## TASK STATEMENT
Locate every line in the records below that holds the word "with" and return each one.
-------- RECORDED DATA
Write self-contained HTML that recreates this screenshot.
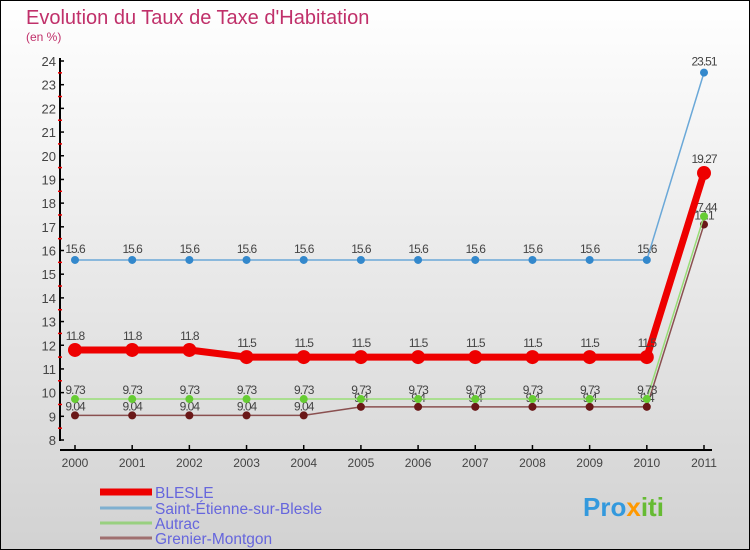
<!DOCTYPE html>
<html><head><meta charset="utf-8"><style>
body{margin:0;}
svg{display:block;font-family:"Liberation Sans",sans-serif;}
</style></head><body>
<svg id="c" width="750" height="550" viewBox="0 0 750 550">
<defs><linearGradient id="bg" x1="0" y1="0" x2="0" y2="1"><stop offset="0" stop-color="#ffffff"/><stop offset="1" stop-color="#d2d2d2"/></linearGradient></defs>
<rect x="0.5" y="0.5" width="749" height="549" fill="url(#bg)" stroke="#000"/>
<text x="26" y="24" font-size="20" fill="#c0306a">Evolution du Taux de Taxe d'Habitation</text>
<text x="26" y="41" font-size="12" fill="#c0306a">(en %)</text>
<g id="axes"></g><g id="series"></g>
<g>
<line x1="100" y1="492" x2="152" y2="492" stroke="#ee0000" stroke-width="7"/>
<text x="155" y="498" font-size="15.5" fill="#6666dd">BLESLE</text>
<line x1="100" y1="508" x2="152" y2="508" stroke="#7fb0d0" stroke-width="3"/>
<text x="155" y="514" font-size="15.5" fill="#6666dd">Saint-Étienne-sur-Blesle</text>
<line x1="100" y1="523" x2="152" y2="523" stroke="#99d080" stroke-width="3"/>
<text x="155" y="529" font-size="15.5" fill="#6666dd">Autrac</text>
<line x1="100" y1="538" x2="152" y2="538" stroke="#a07070" stroke-width="3"/>
<text x="155" y="544" font-size="15.5" fill="#6666dd">Grenier-Montgon</text>
</g>
<text x="583" y="516" font-size="26" font-weight="bold" fill="#3399dd">Pro<tspan fill="#ff9900">x</tspan><tspan fill="#66bb33">iti</tspan></text>
</svg>
<script>
const years=["2000","2001","2002","2003","2004","2005","2006","2007","2008","2009","2010","2011"];
const yTicks=[8,9,10,11,12,13,14,15,16,17,18,19,20,21,22,23,24];
const blesle=[11.8,11.8,11.8,11.5,11.5,11.5,11.5,11.5,11.5,11.5,11.5,19.27];
const stEtienne=[15.6,15.6,15.6,15.6,15.6,15.6,15.6,15.6,15.6,15.6,15.6,23.51];
const autrac=[9.73,9.73,9.73,9.73,9.73,9.73,9.73,9.73,9.73,9.73,9.73,17.44];
const grenier=[9.04,9.04,9.04,9.04,9.04,9.4,9.4,9.4,9.4,9.4,9.4,17.1];
const NS="http://www.w3.org/2000/svg";
const X=i=>75+i*(704-75)/(years.length-1);
const Y=v=>440-(v-8)*(440-61)/16;
function mk(tag,attrs,parent,text){const e=document.createElementNS(NS,tag);for(const k in attrs)e.setAttribute(k,attrs[k]);if(text!==undefined)e.textContent=text;parent.appendChild(e);return e;}
const ax=document.getElementById('axes');
let e=mk('line',{x1:60,y1:58,x2:60,y2:441,stroke:'#000','stroke-width':2},ax);


e=mk('line',{x1:60,y1:450,x2:712,y2:450,stroke:'#000','stroke-width':2},ax);


yTicks.forEach(v=>{
 mk('line',{x1:60,y1:Y(v),x2:64,y2:Y(v),stroke:'#000','stroke-width':1.5},ax);
 if(v<24)mk('line',{x1:58,y1:Y(v+0.5),x2:62,y2:Y(v+0.5),stroke:'#e00','stroke-width':1.5},ax);
 const t=mk('text',{x:56,y:Y(v)+5,'font-size':13,fill:'#444','text-anchor':'end'},ax,String(v));
 
 
});
years.forEach((y,i)=>{
 mk('line',{x1:X(i),y1:450,x2:X(i),y2:445,stroke:'#000','stroke-width':1.5},ax);
 const t=mk('text',{x:X(i),y:467,'font-size':12,fill:'#444','text-anchor':'middle'},ax,y);
 
 
});
const sg=document.getElementById('series');
function series(vals,color,w,r,name,dot,lblOff){
 const g=mk('g',{},sg);
 
 
 const pts=vals.map((v,i)=>X(i)+','+Y(v)).join(' ');
 const pl=mk('polyline',{points:pts,fill:'none',stroke:color,'stroke-width':w,'stroke-linejoin':'round'},g);
 
 
 vals.forEach((v,i)=>{
  const c=mk('circle',{cx:X(i),cy:Y(v),r:r,fill:dot},g);
  
  
  const t=mk('text',{x:X(i),y:Y(v)-lblOff,'font-size':12,fill:'#444','text-anchor':'middle','letter-spacing':'-1'},g,String(v));
  
  
 });
}
series(grenier,'#8a5050',1.5,4,'grenier-montgon','#6a1818',5);
series(autrac,'#99dd77',1.5,4,'autrac','#66cc33',5);
series(stEtienne,'#6aa8d8',1.5,4,'saint-etienne-sur-blesle','#3388cc',7);
series(blesle,'#ee0000',7,7,'blesle','#ee0000',10);
</script>
</body></html>
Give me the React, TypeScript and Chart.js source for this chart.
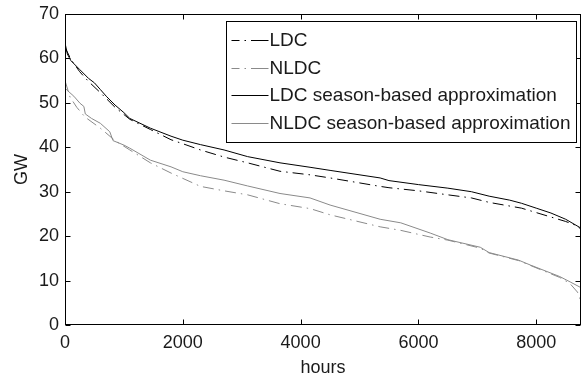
import React, { useEffect, useRef } from "react";
import { Chart, registerables } from "chart.js";

Chart.register(...registerables);

// ---- data ----
const seriesLabels = [
  "LDC",
  "NLDC",
  "LDC season-based approximation",
  "NLDC season-based approximation",
];

const ldcHours = [0, 100, 250, 400, 600, 850, 1100, 1450, 1800, 2000, 2300, 2700, 3100, 3650, 4160, 4500, 5350, 5500, 6000, 6500, 6900, 7200, 7750, 8250, 8500, 8700, 8760];
const ldcGW = [62.5, 59.8, 57, 54.8, 52.3, 49, 46.3, 44, 41.7, 40.8, 39.4, 37.8, 36.5, 34.6, 33.8, 33.1, 31.2, 30.9, 30.2, 29.3, 28.6, 27.6, 26.3, 24.3, 23.3, 22.3, 21.5];

const nldcHours = [0, 85, 200, 340, 600, 850, 1100, 1450, 1800, 2000, 2300, 2700, 3100, 3650, 4160, 4500, 5350, 5700, 6200, 6500, 7050, 7200, 7700, 7900, 8400, 8575, 8700, 8740, 8760];
const nldcGW = [55, 51.3, 49, 46.8, 44.3, 41.5, 39.4, 36.5, 34.2, 33, 31.2, 30.2, 29.3, 27.3, 26.2, 24.8, 22.1, 21.3, 19.8, 19.1, 17.3, 16.2, 14.5, 13.4, 10.7, 9.3, 7.4, 6, 4];

const ldcApproxHours = [0, 40, 100, 250, 400, 500, 600, 700, 850, 1000, 1100, 1450, 1800, 2000, 2300, 2700, 3100, 3650, 4160, 4500, 5350, 5500, 6000, 6500, 6900, 7200, 7550, 7750, 8000, 8250, 8500, 8760];
const ldcApproxGW = [63.5, 61, 59.5, 57.5, 55.5, 54.5, 53, 51.5, 49.5, 47.8, 46.5, 44.3, 42.5, 41.6, 40.6, 39.4, 37.9, 36.5, 35.5, 34.8, 33.1, 32.5, 31.6, 30.8, 30, 29, 28.1, 27.4, 26.3, 25.2, 23.8, 21.8];

const nldcApproxHours = [0, 30, 150, 255, 320, 345, 450, 600, 760, 815, 1000, 1100, 1450, 1800, 2000, 2300, 2700, 3100, 3650, 4160, 4500, 5350, 5700, 6200, 6500, 7050, 7200, 7700, 7900, 8400, 8575, 8760];
const nldcApproxGW = [53.3, 52.9, 51.5, 49.9, 49.2, 47.5, 46.5, 45.4, 43.5, 41.5, 40.5, 39.8, 37.1, 35.6, 34.5, 33.6, 32.6, 31.3, 29.6, 28.6, 27, 23.8, 23, 20.7, 19.2, 17.5, 16.3, 14.6, 13.5, 10.9, 9.7, 8.4];

const xTickValues = [0, 2000, 4000, 6000, 8000];
const yTickValues = [0, 10, 20, 30, 40, 50, 60, 70];

const FONT = "'Liberation Sans', Arial, Helvetica, sans-serif";
const TEXT = "#1a1a1a";

function toPoints(hours: number[], values: number[]) {
  return hours.map((h, i) => ({ x: h, y: values[i] }));
}

const frameLegendPlugin = {
  id: "frameLegend",
  afterDraw(chart: any) {
    const { ctx, chartArea, scales } = chart;
    const { left, right, top, bottom } = chartArea;
    const L = Math.round(left) + 0.5;
    const R = Math.round(right) - 0.5;
    const T = Math.round(top) + 0.5;
    const B = Math.round(bottom) - 0.5;
    ctx.save();
    ctx.setLineDash([]);
    ctx.strokeStyle = "#000";
    ctx.lineWidth = 1;
    ctx.strokeRect(L, T, R - L, B - T);
    const tl = 5;
    ctx.beginPath();
    xTickValues.forEach((v) => {
      const px = Math.round(scales.x.getPixelForValue(v)) + 0.5;
      ctx.moveTo(px, B);
      ctx.lineTo(px, B - tl);
      ctx.moveTo(px, T);
      ctx.lineTo(px, T + tl);
    });
    yTickValues.forEach((v) => {
      const py = Math.round(scales.y.getPixelForValue(v)) + 0.5;
      ctx.moveTo(L, py);
      ctx.lineTo(L + tl, py);
      ctx.moveTo(R, py);
      ctx.lineTo(R - tl, py);
    });
    ctx.stroke();

    // legend box
    const bw = 350;
    const bh = 121;
    const bx = Math.round(right) - 5 - bw + 0.5;
    const by = Math.round(top) + 7 + 0.5;
    ctx.fillStyle = "#fff";
    ctx.fillRect(bx, by, bw, bh);
    ctx.strokeStyle = "#000";
    ctx.strokeRect(bx, by, bw, bh);
    ctx.font = `19px ${FONT}`;
    ctx.textBaseline = "middle";
    ctx.textAlign = "left";
    chart.data.datasets.forEach((ds: any, i: number) => {
      const cy = Math.round(by + 18.5 + i * 27.5) + 0.5;
      ctx.strokeStyle = ds.borderColor;
      ctx.setLineDash(ds.borderDash ? [8, 5, 1.5, 5, 30] : []);
      ctx.beginPath();
      ctx.moveTo(bx + 5, cy);
      ctx.lineTo(bx + 42, cy);
      ctx.stroke();
      ctx.setLineDash([]);
      ctx.fillStyle = TEXT;
      ctx.fillText(ds.label, bx + 43, cy);
    });
    ctx.restore();
  },
};

export default function App() {
  const ref = useRef<HTMLCanvasElement | null>(null);

  useEffect(() => {
    if (!ref.current) return;
    const dash = [11, 5, 1.5, 5];
    const chart = new Chart(ref.current, {
      type: "line",
      data: {
        datasets: [
          {
            label: seriesLabels[0],
            data: toPoints(ldcHours, ldcGW),
            borderColor: "#000000",
            borderDash: dash,
            borderWidth: 1,
            pointRadius: 0,
          },
          {
            label: seriesLabels[1],
            data: toPoints(nldcHours, nldcGW),
            borderColor: "#8a8a8a",
            borderDash: dash,
            borderWidth: 1,
            pointRadius: 0,
          },
          {
            label: seriesLabels[2],
            data: toPoints(ldcApproxHours, ldcApproxGW),
            borderColor: "#000000",
            borderWidth: 1,
            pointRadius: 0,
          },
          {
            label: seriesLabels[3],
            data: toPoints(nldcApproxHours, nldcApproxGW),
            borderColor: "#8a8a8a",
            borderWidth: 1,
            pointRadius: 0,
          },
        ],
      },
      plugins: [frameLegendPlugin],
      options: {
        animation: false,
        responsive: false,
        devicePixelRatio: 1,
        layout: { padding: { top: 14, right: 6, left: 0, bottom: 0 } },
        plugins: {
          legend: { display: false },
          tooltip: { enabled: false },
        },
        scales: {
          x: {
            type: "linear",
            min: 0,
            max: 8760,
            afterFit: (s: any) => {
              s.height = 54;
              s.paddingLeft = 0;
              s.paddingRight = 0;
            },
            afterBuildTicks: (s: any) => {
              s.ticks = xTickValues.map((v) => ({ value: v }));
            },
            grid: { display: true, drawOnChartArea: false, drawTicks: false },
            border: { display: false },
            ticks: {
              padding: 7,
              color: TEXT,
              font: { family: FONT, size: 18 },
              maxRotation: 0,
              autoSkip: false,
              callback: (v: any) => String(v),
            },
            title: {
              display: true,
              text: "hours",
              color: TEXT,
              font: { family: FONT, size: 18 },
              padding: 0,
            },
          },
          y: {
            type: "linear",
            min: 0,
            max: 70,
            afterFit: (s: any) => {
              s.width = 65;
              s.paddingTop = 0;
              s.paddingBottom = 0;
            },
            afterBuildTicks: (s: any) => {
              s.ticks = yTickValues.map((v) => ({ value: v }));
            },
            grid: { display: true, drawOnChartArea: false, drawTicks: false },
            border: { display: false },
            ticks: {
              padding: 6,
              color: TEXT,
              font: { family: FONT, size: 18 },
              autoSkip: false,
              callback: (v: any) => String(v),
            },
            title: {
              display: true,
              text: "GW",
              color: TEXT,
              font: { family: FONT, size: 18 },
              padding: { top: 11, bottom: 0 },
            },
          },
        },
      },
    });
    return () => chart.destroy();
  }, []);

  return (
    <div style={{ position: "fixed", left: 0, top: 0, width: 587, height: 379, background: "#fff" }}>
      <canvas ref={ref} width={587} height={379} style={{ width: 587, height: 379 }} />
    </div>
  );
}
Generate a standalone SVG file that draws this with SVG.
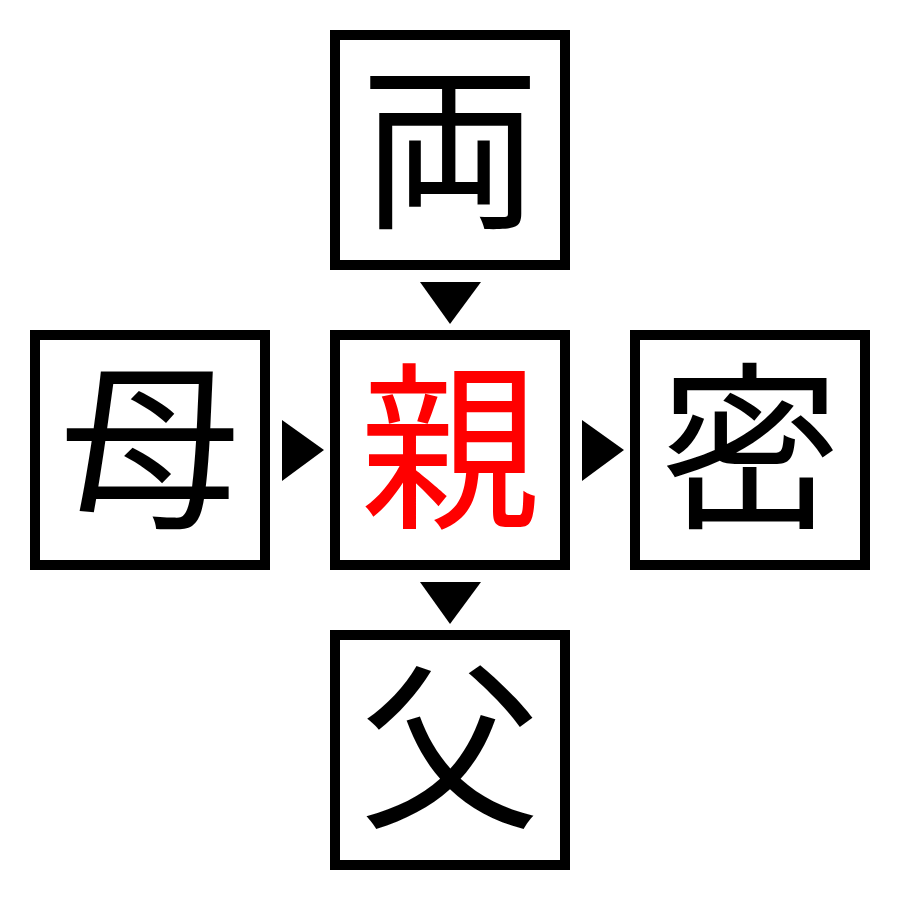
<svg xmlns="http://www.w3.org/2000/svg" width="900" height="900" viewBox="0 0 900 900">
<style>
.box{fill:#fff;stroke:#000;stroke-width:10}
.ch{font-family:"Noto Sans CJK JP","Noto Sans CJK SC",sans-serif;font-size:180px;text-anchor:middle}
</style>
<rect width="900" height="900" fill="#fff"/>
<g id="node-top"><rect class="box" x="335" y="35" width="230" height="230"/><text class="ch" x="450" y="214">両</text></g>
<g id="node-left"><rect class="box" x="35" y="335" width="230" height="230"/><text class="ch" x="150" y="514">母</text></g>
<g id="node-center"><rect class="box" x="335" y="335" width="230" height="230"/><text class="ch" x="450" y="514" fill="#f00">親</text></g>
<g id="node-right"><rect class="box" x="635" y="335" width="230" height="230"/><text class="ch" x="750" y="514">密</text></g>
<g id="node-bottom"><rect class="box" x="335" y="635" width="230" height="230"/><text class="ch" x="450" y="814">父</text></g>
<g id="connectors" fill="#000">
<polygon points="420,282 481,282 450,324"/>
<polygon points="282,420 324,450 282,481"/>
<polygon points="582,420 624,450 582,481"/>
<polygon points="420,582 481,582 450,624"/>
</g>
</svg>
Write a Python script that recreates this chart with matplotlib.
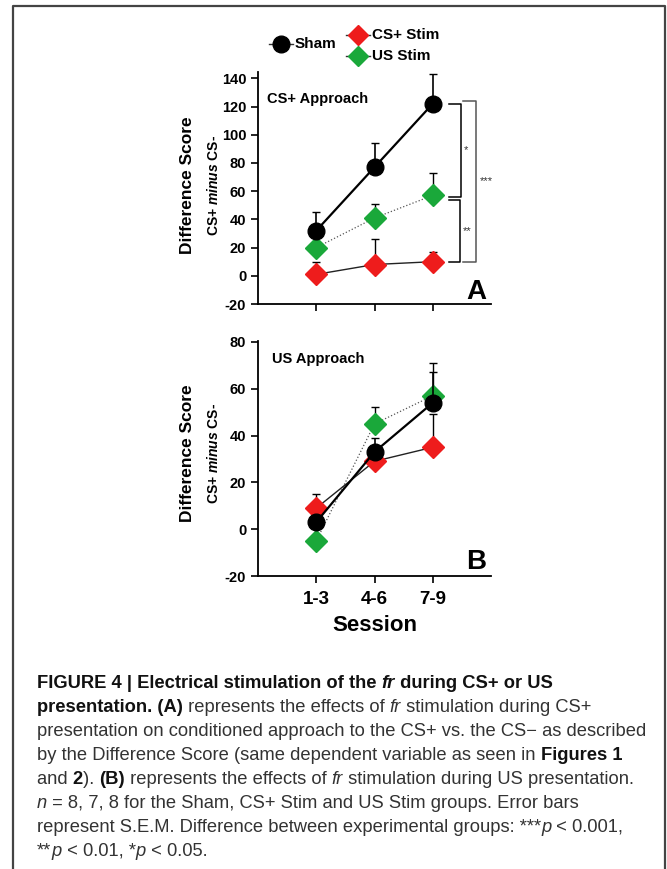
----------------
## SOLVED EXERCISE
Generate a standalone SVG file that draws this with SVG.
Write a Python script that recreates this chart with matplotlib.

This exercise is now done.